Q: ‘The Chicken’ is such a visual story. Can you explain how visual imagery inspires you?

A: I often see ‘a picture’ in my head when I get an idea for a story, and then I write to capture the feeling of that picture. These images are often absurd or ‘off’ in some way, and then I go about seeing why, what’s going on here, where’s the emotion. I find colour very moving. And I’m also very interested in symbolism. Some of my favourite artists, Marc Chagall and Roy Anderson for example, are very good at using both to create strange mysterious effects in their work.

Q: Who are some of your short story inspirations, or perhaps wider literary inspirations?

A: One writer I want more people to take notice of is Sadeq Hedayat. He was an Iranian writer whose short story collection Three Drops of Blood is experimental and uncanny. I enjoy how he brings aspects of Muslim culture into modernism. Leonora Carrington and Angela Carter are huge influences. They both make the ‘darkness visible’ within the seemingly innocent and everyday, and amazingly, do that while being very funny and very surprising. Anna Kavan is another huge influence, but her work is darker, stranger, more frightening and unnerving I think than the others. Growing up, the Russians were a huge influence and I still love them for their commitment to the so called ‘eternal questions’ of God and Soul and how to live etc. But underlying all my literary interests is a love of Jung and the Jungian facsination with myth and dream and fairytale.

Q: Food and cooking are major components of the story. Do you cook? What is the importance of food to you?

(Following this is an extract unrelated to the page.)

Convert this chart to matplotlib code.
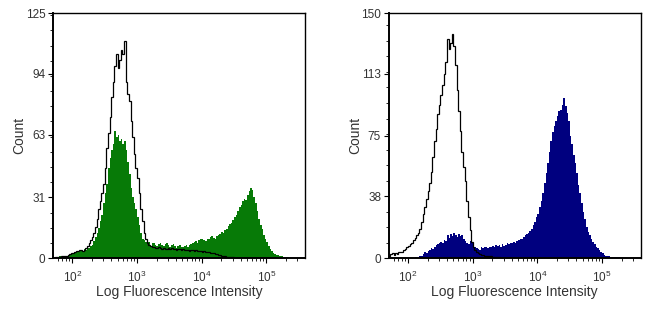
import numpy as np
import matplotlib
matplotlib.use('Agg')
import matplotlib.pyplot as plt
from matplotlib.ticker import FixedLocator, LogLocator, NullFormatter

plt.rcParams['font.family'] = ['Liberation Sans', 'DejaVu Sans']

# histogram bins: log10 edges from 10^1.70 to 10^5.60, 0.025 decade wide (156 bins)
log_edges = np.linspace(1.70, 5.60, 157)

# left panel: green sample, black control
green_counts = [0.3, 0.6, 0.4, 0.7, 1.1, 0.8, 0.9, 1.2, 1.0, 1.4,
                1.8, 2.2, 2.4, 3.0, 2.8, 3.4, 3.2, 4.0, 3.6, 4.4,
                4.2, 5.0, 5.4, 6.0, 6.5, 8.5, 11, 13, 15.5, 19,
                22, 28, 33, 38, 46, 51, 55, 58, 65, 62,
                63, 60, 61, 58, 60, 55, 49, 43, 36, 31,
                28, 25, 21, 17, 13, 10, 9, 8, 7, 8,
                6, 7.5, 7.5, 6.5, 6, 7, 7.5, 6.5, 6, 7,
                7.5, 6.5, 5.5, 6.5, 7, 6, 5, 6, 6.5, 5.5,
                5.5, 6, 6.5, 5.5, 6.5, 7, 7.5, 8, 8.5, 7.5,
                9, 9.5, 10, 9, 8.5, 9.5, 10, 11, 11.5, 10.5,
                10, 11.5, 12, 12.5, 13.5, 13, 14.5, 15, 16.5, 17.5,
                18, 19.5, 21, 22, 24, 26, 27, 29, 30, 29.5,
                32, 34, 36, 35, 31, 28, 24, 20, 17, 15,
                12, 9.5, 8, 6, 4.5, 3.5, 2.5, 2, 1.5, 1.5,
                1, 1, 0.8, 0.7, 0.5, 0.5, 0.3, 0.2, 0, 0,
                0, 0, 0, 0, 0, 0]
ctrl_left = [0.3, 0.5, 0.5, 0.6, 0.8, 1.0, 1.2, 1.0, 1.3, 1.6,
             2.0, 2.4, 2.8, 3.2, 3.5, 3.8, 4.0, 4.2, 3.8, 4.3,
             5.0, 6.0, 7.5, 9, 11, 13, 16, 20, 25, 29,
             33, 38, 46, 56, 64, 72, 82, 90, 98, 104,
             97, 101, 106, 104, 111, 90, 84, 80, 70, 62,
             53, 46, 41, 33, 25, 19, 13, 9.5, 7.5, 6.5,
             6, 5.5, 5.5, 5, 5, 5.5, 5, 4.5, 5, 4.5,
             4.5, 5, 4.5, 5, 4.5, 4.5, 4, 4.5, 4.5, 4,
             4.5, 4, 4, 4, 3.5, 4, 4, 3.5, 4, 3.5,
             3.5, 3.5, 3, 3.5, 3, 3, 3, 2.5, 2.5, 2.5,
             2, 2, 1.5, 1.5, 1.2, 1.2, 1, 0.8, 0.7, 0.6,
             0.5, 0.4, 0.3, 0.2, 0, 0, 0, 0, 0, 0,
             0, 0, 0, 0, 0, 0, 0, 0, 0, 0,
             0, 0, 0, 0, 0, 0, 0, 0, 0, 0,
             0, 0, 0, 0, 0, 0, 0, 0, 0, 0,
             0, 0, 0, 0, 0, 0]

# right panel: navy sample, black control
navy_counts = [0, 0, 0, 0, 0, 0, 0, 0, 0, 0,
               0, 0, 0, 0, 0.3, 0, 0.4, 0.6, 0.8, 1,
               1.5, 2.5, 3.5, 3, 4.5, 5, 6, 5.5, 7, 8,
               8.5, 9, 10, 9.5, 11, 10.5, 14, 12.5, 15, 13.5,
               15.5, 14, 13, 15, 13.5, 14, 12, 10.5, 9, 8.5,
               10.5, 10, 8, 7, 6, 5.5, 5, 6.5, 6, 7,
               6.5, 6, 7, 6.5, 7.5, 7, 8, 7.5, 8, 7,
               8.5, 7.5, 8, 9, 8.5, 9.5, 9, 10, 9.5, 10.5,
               11, 11.5, 12, 13, 14, 14.5, 15.5, 16.5, 18, 20,
               22, 25, 27, 31, 35, 40, 46, 52, 58, 65,
               72, 77, 81, 84, 87, 90, 91, 94, 98, 93,
               89, 84, 75, 70, 63, 58, 52, 45, 40, 34,
               28, 24, 19, 16, 14, 12, 10, 8.5, 7, 6,
               5, 4, 3, 2, 1.5, 1.2, 1, 0.8, 0.8, 0.6,
               0.5, 0.5, 0.4, 0.3, 0.3, 0.2, 0, 0, 0, 0,
               0, 0, 0, 0, 0, 0]
ctrl_right = [1.5, 2.5, 3, 2, 3, 2.5, 3.5, 4, 4, 5,
              5.5, 6.5, 7.5, 8.5, 9.5, 11, 12.5, 14, 15.5, 18,
              22, 27, 31, 36, 41, 46, 53, 62, 72, 79,
              88, 94, 100, 106, 113, 120, 134, 128, 132, 137,
              130, 118, 103, 90, 78, 65, 56, 47, 35, 25,
              17, 10, 6.5, 5, 3.5, 3, 2.5, 2, 2, 1.5,
              1.5, 1.2, 1, 1, 0.8, 0.7, 0.6, 0.5, 0.4, 0.3,
              0, 0, 0, 0, 0, 0, 0, 0, 0, 0,
              0, 0, 0, 0, 0, 0, 0, 0, 0, 0,
              0, 0, 0, 0, 0, 0, 0, 0, 0, 0,
              0, 0, 0, 0, 0, 0, 0, 0, 0, 0,
              0, 0, 0, 0, 0, 0, 0, 0, 0, 0,
              0, 0, 0, 0, 0, 0, 0, 0, 0, 0,
              0, 0, 0, 0, 0, 0, 0, 0, 0, 0,
              0, 0, 0, 0, 0, 0, 0, 0, 0, 0,
              0, 0, 0, 0, 0, 0]

left_yticks = [0, 31, 63, 94, 125]
right_yticks = [0, 38, 75, 113, 150]

edges = 10 ** log_edges

fig = plt.figure(figsize=(6.5, 3.14), dpi=100)
ax1 = fig.add_axes([0.0815, 0.178, 0.388, 0.780])
ax2 = fig.add_axes([0.598, 0.178, 0.388, 0.780])

panels = [(ax1, green_counts, ctrl_left, '#077a07', left_yticks),
          (ax2, navy_counts, ctrl_right, '#00007f', right_yticks)]

for ax, fill_vals, line_vals, col, yt in panels:
  ax.stairs(fill_vals, edges, fill=True, color=col, lw=0)
  ax.stairs(line_vals, edges, color='black', lw=0.9)
  ax.set_xscale('log')
  ax.set_xlim(edges[0], edges[-1])
  ax.set_ylim(0, yt[-1])
  ax.set_yticks(yt)
  step = (yt[1] - yt[0]) / 4.0
  ax.yaxis.set_minor_locator(FixedLocator(np.arange(0, yt[-1], step)))
  ax.xaxis.set_major_locator(LogLocator(base=10, numticks=10))
  ax.xaxis.set_minor_locator(LogLocator(base=10, subs=np.arange(2, 10), numticks=20))
  ax.xaxis.set_minor_formatter(NullFormatter())
  ax.tick_params(axis='both', which='major', direction='out', length=3.5,
                 width=0.8, labelsize=8.5, pad=2, labelcolor='#333333')
  ax.tick_params(axis='both', which='minor', direction='out', length=2, width=0.6)
  ax.tick_params(axis='x', which='major', pad=5)
  for s in ax.spines.values():
    s.set_linewidth(1.0)
  ax.spines['left'].set_linewidth(1.4)
  ax.spines['bottom'].set_linewidth(1.4)
  ax.set_xlabel('Log Fluorescence Intensity', fontsize=10, color='#333333')
  ax.set_ylabel('Count', fontsize=10, color='#333333')
  ax.xaxis.set_label_coords(0.5, -0.11)
  ax.yaxis.set_label_coords(-0.105, 0.5)

plt.savefig('out.png', dpi=100)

A: I love cooking, and I feel it’s an important way to reclaim elements of my culture on our own terms. I use old recipes but remake them my way. Looking at patterns of migration from Pakistan and Bangladesh, most came to this country to work in factories and restaurants. For these communities food is a way to have some value in British society, but also to remember home and connect to each other. In the story, cooking is the thing that both Aunt and Uncle can do. I was intrigued by that as a sort of space for creativity and agency for both of them. But there’s an oppressiveness to it too: there’s this constant killing and preparing and eating and clearing away involved with food. Aunt cooks and Uncle cooks and that’s all they do really. And that’s the totally of what they’re allowed to do in the world of the story, and perhaps also, in society at large as immigrants.

Q: Here at Word Factory, we’re all about the short story. Do you have any advice to our budding short story writers?

A: Yes, lots of advice! Making any kind of art, I think, is an audacious thing to do. You have to believe that you’ve got something to say firstly, and then secondly, that you have the right to say it. I found that paralysing for a long time because I guess I didn’t feel like I had a right to say anything. I’d try, and because it didn’t look or sound right on the first or second attempt, I’d lose heart. For years and years I didn’t write, and felt really depressed about that. But those years were great. I read a lot, I lived a lot and accidentally figured out what I wanted to write. So just be very kind, go slow. Don’t expect to have all the answers before you sit down to write. Don’t worry about what will happen if you write something bad. Revise, revise, revise. And then when you’re ready, share it with someone and expect it to change again, be open to it not being done. Try to enjoy the process.